Highlights of the Polish series include the powerful "Polish Cuisine," at 6 tonight and 7 p.m. tomorrow; an atmospheric, remarkably faithful English-language treatment of Joseph Conrad's "The Shadow Line" at 5 p.m. tomorrow; and the Oscar-nominated "Man of Iron," which closes the series at 8:15 p.m. Sunday. (Saturday starting times have moved up an hour.)
Presented by the Seattle International Film Festival, "A Century of Cinema" will include the Seattle premieres of the New Zealand film, "Broken English" (8:45 tonight), and Patrice Leconte's "Ridicule" (8:45 p.m. tomorrow), both of them preceded at 7:30 p.m. by documentaries about the countries that produced them. Sam Neill co-directed the New Zealand film, "A Cinema of Unease"; Jean-Luc Godard co-directed the French entry.
Other highlights: a Latin American program that includes Luis Bunuel's "The Criminal Life of Archibaldo de la Cruz" (9:15 p.m. Sunday); Joseph Losey and Harold Pinter's "The Go-Between" (8:45 p.m. Wednesday); and Kenji Mizoguchi's "The Life of Oharu" (8:45 p.m. Thursday). ("Some Mother's Son," which was listed on some early schedules, has been replaced at 8:45 p.m. Oct. 19 by "The Dead.")

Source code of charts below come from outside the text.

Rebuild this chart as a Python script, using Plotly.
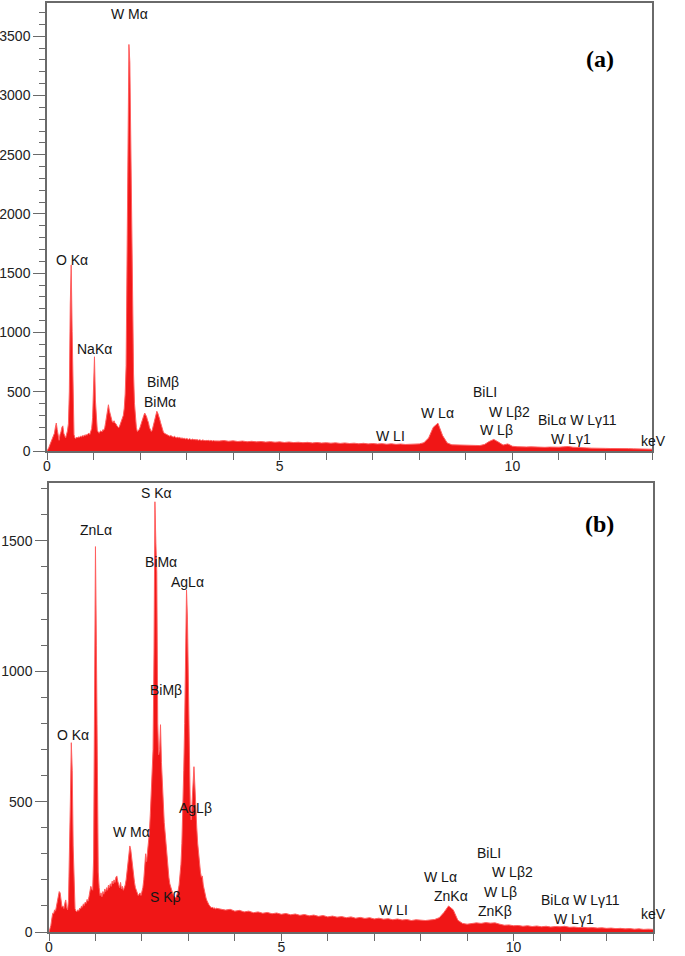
import numpy as np
import plotly.graph_objects as go

# ---------------- data (counts) ----------------
# channels 0.00 .. 3.60 keV, step 0.02 keV
a_low = [0,10,30,50,70,85,100,120,150,200,
         236,180,110,90,140,160,200,212,150,120,
         110,140,170,230,500,1240,1570,1010,310,140,
         110,105,118,110,120,115,125,118,130,122,
         135,128,140,132,145,150,140,165,190,280,
         650,795,430,230,175,160,150,165,170,160,
         180,175,195,240,300,370,390,340,300,280,
         250,240,255,235,230,215,200,195,210,230,
         250,270,300,360,480,720,1450,2560,3430,3280,
         2620,1860,1160,650,400,270,200,165,170,180,
         200,230,250,270,300,320,310,290,260,240,
         200,180,165,175,210,250,290,320,335,320,
         300,270,240,210,180,160,150,145,138,135,
         130,128,125,130,122,120,118,125,115,112,
         118,110,115,108,112,105,110,104,108,100,
         106,102,98,104,99,95,101,97,94,99,
         92,96,93,90,95,91,88,93,89,92,
         87,90,86,91,88,85,89,86,84,88,
         85]
# channels 3.7 .. 13.0 keV, step 0.1 keV
a_tail = [84,88,82,86,80,84,78,82,77,80,
          75,79,74,77,72,76,71,74,70,73,
          68,72,67,70,66,69,64,68,63,66,
          61,65,60,63,59,62,57,61,56,59,
          55,58,56,60,70,110,200,235,130,68,
          52,50,47,49,45,47,46,55,80,98,
          75,50,60,40,36,38,34,35,32,34,
          31,33,30,32,35,38,32,28,27,26,
          24,25,23,22,21,22,20,19,20,18,
          17,17,16,15]

b_low = [0,10,25,50,72,70,85,80,100,120,
         140,155,150,110,95,100,90,110,123,95,
         85,120,260,500,726,620,330,150,90,80,
         78,85,80,92,88,100,95,108,102,115,
         110,125,118,135,150,175,165,160,280,780,
         1478,1100,480,230,170,140,150,135,155,145,
         165,155,170,160,180,170,185,175,195,185,
         200,190,210,215,195,185,170,190,165,175,
         160,170,180,200,230,260,300,330,315,280,
         250,220,190,170,160,150,140,145,150,140,
         155,170,200,260,300,270,310,330,380,450,
         560,620,700,1070,1650,1490,1380,800,680,700,
         795,650,560,470,420,380,330,300,250,210,
         185,170,160,150,140,135,130,135,145,160,
         180,210,260,340,450,620,800,1050,1312,1200,
         900,700,480,430,520,580,634,560,450,400,
         340,290,250,230,210,215,180,160,140,130,
         120,110,105,100,95,92,96,90,93,88,
         91]
b_tail = [88,84,87,80,83,77,80,74,77,72,
          75,70,73,68,71,66,69,64,67,62,
          65,60,63,58,61,57,59,55,58,53,
          56,52,55,50,53,49,51,47,50,46,
          48,44,47,45,44,46,48,55,75,100,
          85,45,33,30,32,35,33,36,34,35,
          30,26,27,24,25,22,24,21,23,20,
          22,19,21,20,22,18,19,17,18,16,
          17,15,16,14,15,13,14,12,13,11,
          12,10,11,10]

# peak labels: (text, keV, counts)
labels_a = [("W Mα", 1.77, 3690), ("O Kα", 0.54, 1615), ("NaKα", 1.03, 860),
            ("BiMβ", 2.50, 585), ("BiMα", 2.43, 416), ("W LI", 7.38, 127),
            ("W Lα", 8.39, 318), ("BiLI", 9.42, 495), ("W Lβ2", 9.94, 332),
            ("W Lβ", 9.66, 177), ("BiLα W Lγ11", 11.40, 262), ("W Lγ1", 11.25, 99)]
labels_b = [("S Kα", 2.31, 1684), ("ZnLα", 1.01, 1542), ("BiMα", 2.42, 1418),
            ("AgLα", 2.98, 1344), ("BiMβ", 2.51, 927), ("O Kα", 0.51, 756),
            ("W Mα", 1.77, 385), ("AgLβ", 3.16, 474), ("S Kβ", 2.50, 135),
            ("W LI", 7.41, 84), ("W Lα", 8.42, 212), ("ZnKα", 8.66, 138),
            ("BiLI", 9.46, 302), ("W Lβ2", 9.98, 229), ("W Lβ", 9.72, 155),
            ("ZnKβ", 9.60, 81), ("BiLα W Lγ11", 11.45, 123), ("W Lγ1", 11.30, 50)]

def energies(low, tail):
    e_low = np.round(np.arange(len(low)) * 0.02, 2)
    e_tail = np.round(3.7 + np.arange(len(tail)) * 0.1, 1)
    return np.concatenate([e_low, e_tail]), np.array(low + tail)

xa, ya = energies(a_low, a_tail)
xb, yb = energies(b_low, b_tail)

W, H = 685, 956
FONT = "Arial, Liberation Sans, sans-serif"
fill_c = "rgb(240,22,22)"
line_c = "rgb(255,95,95)"
axis_c = "#6a6a6a"

fig = go.Figure()
fig.add_trace(go.Scatter(x=xa, y=ya, mode="lines", fill="tozeroy", fillcolor=fill_c,
                         line=dict(color=line_c, width=1), xaxis="x", yaxis="y",
                         showlegend=False, hoverinfo="skip"))
fig.add_trace(go.Scatter(x=xb, y=yb, mode="lines", fill="tozeroy", fillcolor=fill_c,
                         line=dict(color=line_c, width=1), xaxis="x2", yaxis="y2",
                         showlegend=False, hoverinfo="skip"))

def xax(domain, anchor):
    return dict(domain=domain, anchor=anchor, range=[0, 13], dtick=5, tick0=0,
                ticks="outside", ticklen=7, tickwidth=1.3, tickcolor=axis_c,
                minor=dict(dtick=1, ticklen=7, tickwidth=1.3, tickcolor=axis_c, ticks="outside"),
                showline=True, linecolor=axis_c, linewidth=1.5, mirror=True,
                showgrid=False, zeroline=False, automargin=False,
                ticklabelstandoff=-6,
                tickfont=dict(family=FONT, size=14, color="#222"))

def yax(domain, anchor, top):
    return dict(domain=domain, anchor=anchor, range=[0, top], dtick=500, tick0=0,
                ticks="outside", ticklen=12, tickwidth=1.3, tickcolor=axis_c,
                minor=dict(dtick=100, ticklen=6, tickwidth=1.3, tickcolor=axis_c, ticks="outside"),
                showline=True, linecolor=axis_c, linewidth=1.5, mirror=True,
                showgrid=False, zeroline=False, automargin=False,
                tickfont=dict(family=FONT, size=14, color="#222"))

fig.update_layout(
    width=W, height=H, margin=dict(l=0, r=0, t=0, b=0),
    paper_bgcolor="white", plot_bgcolor="white",
    xaxis=xax([47 / W, 652 / W], "y"),
    yaxis=yax([1 - 451 / H, 1 - 3 / H], "x", 3780),
    xaxis2=xax([49 / W, 653 / W], "y2"),
    yaxis2=yax([1 - 932 / H, 1 - 483 / H], "x2", 1722),
)

anns = []
for t, x, y in labels_a:
    anns.append(dict(text=t, x=x, y=y, xref="x", yref="y", showarrow=False,
                     font=dict(family=FONT, size=14, color="#151515")))
for t, x, y in labels_b:
    anns.append(dict(text=t, x=x, y=y, xref="x2", yref="y2", showarrow=False,
                     font=dict(family=FONT, size=14, color="#151515")))
for py in (441, 924):
    anns.append(dict(text="keV", x=668 / W, y=1 - py / H, xref="paper", yref="paper",
                     showarrow=False, font=dict(family=FONT, size=14, color="#151515")))
for t, py in (("(a)", 44), ("(b)", 524)):
    anns.append(dict(text="<b>" + t + "</b>", x=616 / W, y=1 - py / H, xref="paper", yref="paper",
                     showarrow=False, font=dict(family="Liberation Serif, Times New Roman, serif",
                                                size=24, color="black")))
fig.update_layout(annotations=anns)

fig.write_html("out.html")
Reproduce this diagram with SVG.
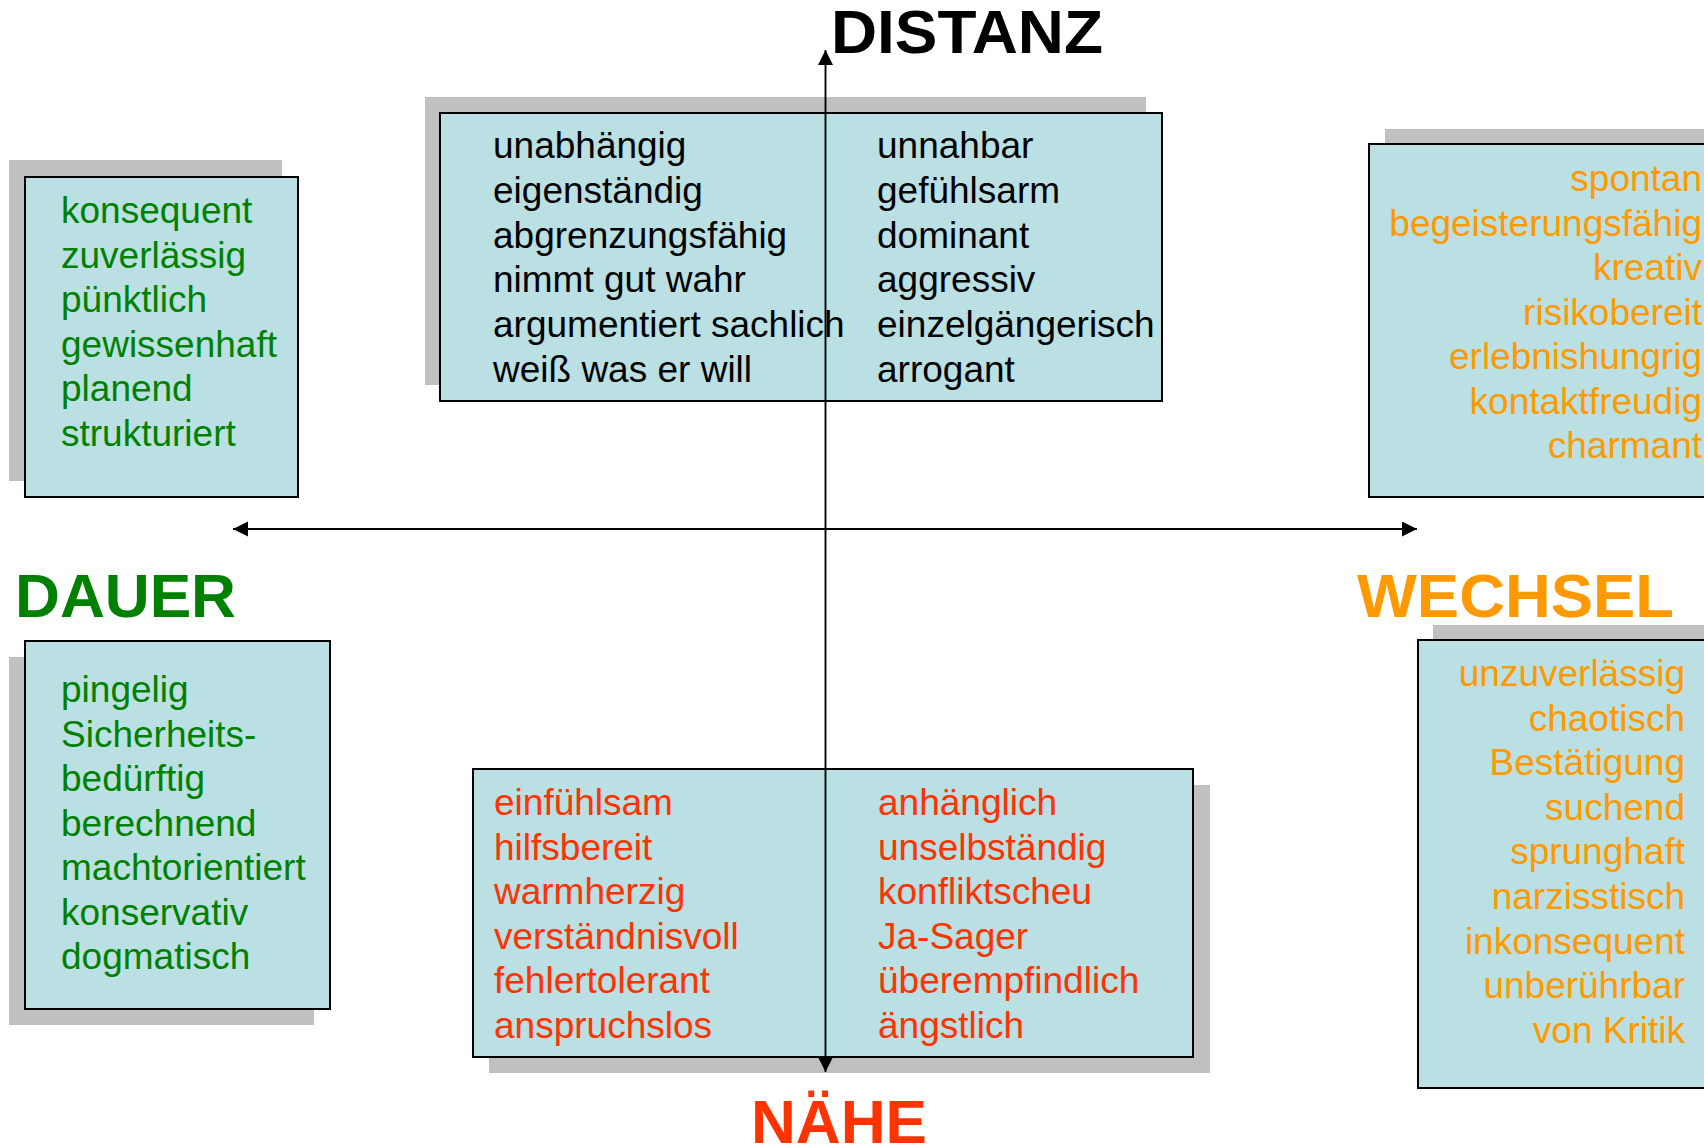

In addition, 911 Media Arts Center, 117 Yale Ave. N., is holding a preview of its Human Rights Film Festival at 8 p.m. Wednesday with a screening of "Transport From Paradise," an early-1960s Czech film based on the short stories of Arnost Lustig.
The rest of the festival will play Nov. 13-16 at 911. It includes local premieres of "Calling the Ghosts: A Story About Rape, War and Women," "Ollie's Army" and "Days of Democracy."
Around town
Mexican filmmaker Maria Novaro, whose 1991 feminist classic, "Danzon," played theaters here, will screen her most recent films, "The Garden of Eden" and "Gloria," at the University of Washington tomorrow. Showtimes are 2:30 p.m. in Gowen 1B and 7 p.m. in Savery 239. Admission is free, and the public is welcome. Information: 682-6552 . . . At 7:30 p.m. Monday, the Museum of History and Industry and the University of Washington's Department of Romance Languages continues its Spanish Civil War series with "For Whom the Bell Tolls," to be shown in the museum's McEachern Auditorium. Tickets are $2 . . . The Sanctuary Theater (upstairs at Scarecrow Video) will screen the early-1970s Hammer Studios tale of a 19th century plague, "Vampire Circus," at 7 and 9 tonight through Sunday. Next Friday: one of Hammer's best later efforts, "The Devil's Bride," with Christopher Lee and Charles Gray. Tickets are $5 . . . At 9 p.m. tomorrow on KING-FM, 98.1, "Soundtrack Cinema" will feature Michel Legrand's score for the NBC-TV mini-series, "The Ring," plus Hoyt Curtain's music for the "Jonny Quest" cartoon series . . . "Vaudeville & Flickers," a program of vaudeville performers and movies, including Buster Keaton's "One Week," will play at 8 p.m. tonight and tomorrow and 3 p.m. tomorrow and Sunday at Hokum Hall, 7904 35th Ave. S.W. Tickets are $8 general admission, $6 for students and seniors. Information: 937-3613. . . . The Seattle Art Museum continues its series, "Night Wind: The Film Noir Cycle," with Elia Kazan's "Boomerang," at 7:30 p.m. Thursday . . . Macaulay Culkin is now a teenager, so Twentieth Century Fox is looking for a talented 8-year-old boy to star in "Home Alone 3," which begins filming in December. Also needed: actors to play his 10-year-old sister and 12-year-old brother. Open casting calls will be held from 11 a.m. to 3 p.m. Oct. 26 at the Broadway Performance Hall.
Out of town
The Olympia Film Society will begin its 13th annual film festival next Friday at the Capitol Theater in downtown Olympia. Opening-night events include a 7 p.m. street show (jugglers, fire spitters, bag pipers), followed at 8 p.m. by an "exorcism" of the theater by the Sisters of Perpetual Indulgence of St. Joan's Abbey, a performance by the Masuda Middle Eastern Dancers, and a screening of Allison Anders' "Grace of My Heart" . . . Following Miramax's umpteenth reissue, "Il Postino" has finally passed "Like Water For Chocolate" to become the top-grossing foreign-language film in U.S./Canadian history. Last weekend, it hit $21.7 million, eclipsing "Chocolate's" $21.6 million. Adjusting for inflation, however, the record is still held by Federico Fellini's early-1960s epic, "La Dolce Vita," which played roadshow engagements in many cities and had far more impact at the time . . . The 1931 version of "Dracula," starring Bela Lugosi, will be screened at 2 and 8 p.m. Wednesday at the Lincoln Theatre in Mount Vernon, and at 2 and 7:30 p.m. Thursday at the historic Everett Theater. Both matinees are free to senior citizens. The Lincoln shows are otherwise $1 for the matinee and $2 for the evening program. Donations are encouraged at the Everett shows.